Retour au hasard des pas, des chemins, guidée par la lumière au travers des oliviers et des pins vers la Nymphée. Fontaine publique, en demi-cercle, où l'eau coulait pour les habitants de la cité en plusieurs endroits comme des sources consacrées aux divinités des eaux. Restaient encore des colonnes de marbre bleu entre lesquelles l'eau jaillissait pour venir dans le dernier bassin où l'on puisait. En sont les témoins ces entailles profondes dans la margelle. Ma respiration était à l'image des lieux : calme et sereine emplie de tous ces parfums exacerbés dans la chaleur de la fin du jour. On ne peut pas résister à cette atmosphère qui cache quelque chose de divin.

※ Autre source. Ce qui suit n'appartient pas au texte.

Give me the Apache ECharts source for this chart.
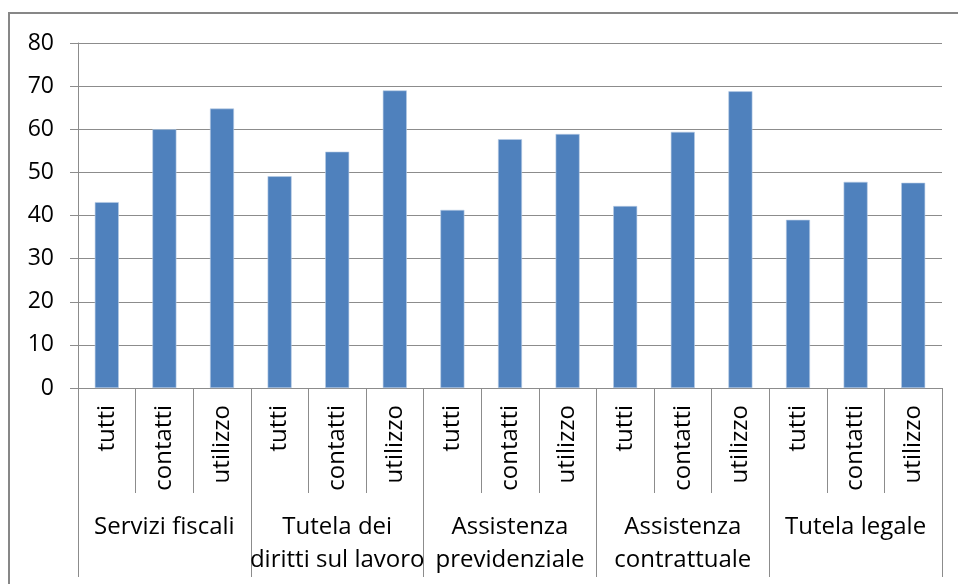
<!DOCTYPE html>
<html>
<head>
<meta charset="utf-8">
<script src="https://cdn.jsdelivr.net/npm/echarts@6/dist/echarts.min.js"></script>
<style>
  html, body { margin: 0; padding: 0; background: #fff; }
  #frame { position: absolute; left: 8px; top: 12px; width: 1000px; height: 600px;
           border-left: 2px solid #878787; border-top: 2px solid #878787; }
  #main { position: absolute; left: 0; top: 0; width: 958px; height: 584px; }
</style>
</head>
<body>
<div id="frame"></div>
<div id="main"></div>
<script>
var groups = ['Servizi fiscali', 'Tutela dei\ndiritti sul lavoro', 'Assistenza\nprevidenziale', 'Assistenza\ncontrattuale', 'Tutela legale'];
var subs = ['tutti', 'contatti', 'utilizzo'];
var values = [43.1, 60.0, 64.8, 49.1, 54.8, 69.0, 41.3, 57.7, 58.9, 42.2, 59.4, 68.8, 39.0, 47.8, 47.6];
var yTicks = { min: 0, max: 80, interval: 10 };

var categories = [];
groups.forEach(function (g) {
  subs.forEach(function (s) { categories.push(s); });
});

var font = 'Open Sans';
var chart = echarts.init(document.getElementById('main'));
chart.setOption({
  animation: false,
  grid: { left: 78, right: 16, top: 43, bottom: 196, containLabel: false },
  xAxis: [{
    type: 'category',
    data: categories,
    position: 'bottom',
    axisLine: { lineStyle: { color: '#8c8c8c', width: 1 } },
    axisTick: { show: true, interval: 0, length: 105, lineStyle: { color: '#8c8c8c' } },
    axisLabel: { interval: 0, rotate: 90, margin: 17, color: '#000', fontFamily: font, fontSize: 24 }
  }, {
    type: 'category',
    data: groups,
    position: 'bottom',
    axisLine: { show: false },
    axisTick: { show: true, interval: 0, length: 189, lineStyle: { color: '#8c8c8c' } },
    axisLabel: { interval: 0, margin: 123, color: '#000', fontFamily: font, fontSize: 24, lineHeight: 33 }
  }],
  yAxis: {
    type: 'value',
    min: yTicks.min, max: yTicks.max, interval: yTicks.interval,
    axisLine: { show: true, lineStyle: { color: '#8c8c8c' } },
    axisTick: { show: true, length: 8, lineStyle: { color: '#8c8c8c' } },
    axisLabel: { margin: 24, color: '#000', fontFamily: font, fontSize: 23 },
    splitLine: { lineStyle: { color: '#8c8c8c', width: 1 } }
  },
  series: [{
    type: 'bar',
    xAxisIndex: 0,
    data: values,
    barWidth: 24,
    itemStyle: { color: '#4F81BD', borderColor: '#b9cde5', borderWidth: 0.6 }
  }]
});
</script>
</body>
</html>
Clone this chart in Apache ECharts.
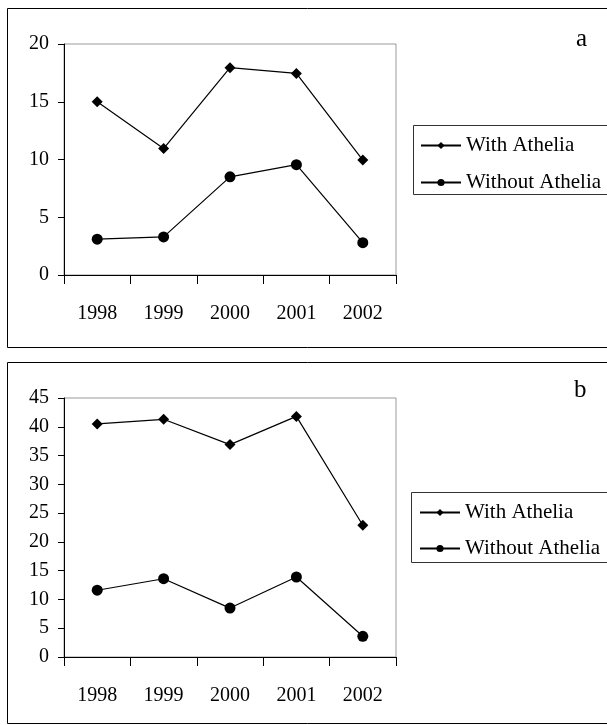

"...Tipasa. L'épure. Je ne cherche pas à voir ce que je sais par cur. Je cherche plutôt ce que je n'ai jamais remarqué, des détails, une pierre prise par la lumière, une branche d'arbre, l'unité du tableau qui échappe à la première visite. Tipasa forge le visage, mais lentement, avec le temps...Retour chez la mère Varin. Elle parle peu, gardant de plus en plus en elle son histoire et ses secrets. Une fois de plus on l'interroge sur Camus : "Je l'ai très bien connu...il était sauvage." Elle répète plusieurs fois ces mots. Je l'aime la mère Varin, quand dans de tels instants, sans le savoir, elle nous livre Camus, comme sur une scène afin que l'on puisse dialoguer avec lui."
[Jacques HURE - Africa - Journal 2 - Les années d'Algérie (1959-1973)]
En lisant ces mots de Jacques: "la mère Warin", me reviennent en mémoire ces journées merveilleuses de mon enfance, ces déjeuners délicieux avec mes grands-parents. Pour fond de scène le tombeau punique échoué dans le port. Et le jardin et ses balançoires, qui donnait directement près du Musée sur les ruines...Peut-être qu'à ce moment je ne goûtais pas encore Tipasa comme je le fis plus tard, mais il restait de ces souvenirs une auréole scintillante qui vient ajouter encore, à ce que j'ai ressenti plus tard.
Avant de prendre le chemin du retour, je me donnais encore une fois le bonheur de visiter la Basilique de Sainte Salsa y arrivant par un "sentier qui serpente dans un odorant maquis de lentisques, d'absinthes, d'asphodèles et de cyclamens." (Serge Lancel).
Le soleil commençait de se cacher derrière le Chenoua mais venait encore inonder de sa chaude lumière, les pierres érigées et les chapiteaux, les dallages réguliers et les piliers couchés dont on devinait qu'ils soutenaient la voûte d'une nef imposante. Sur cette colline dont on pourrait dire qu'elle est une "colline inspirée" on a rendez-vous avec la beauté: les pierres, dorées, les plantes et les fleurs, la mer et la lumière du soir. Alors naît un sentiment de profonde communion avec tous ceux qui reposèrent dans ces sarcophages rassemblés autour de l'église. On se souvient alors qu'une foi s'est manifestée là, pendant des siècles. A ce moment même sont gommés toutes amertumes, révoltes, ou injustices dont on peut parfois ressentir les néfastes effets.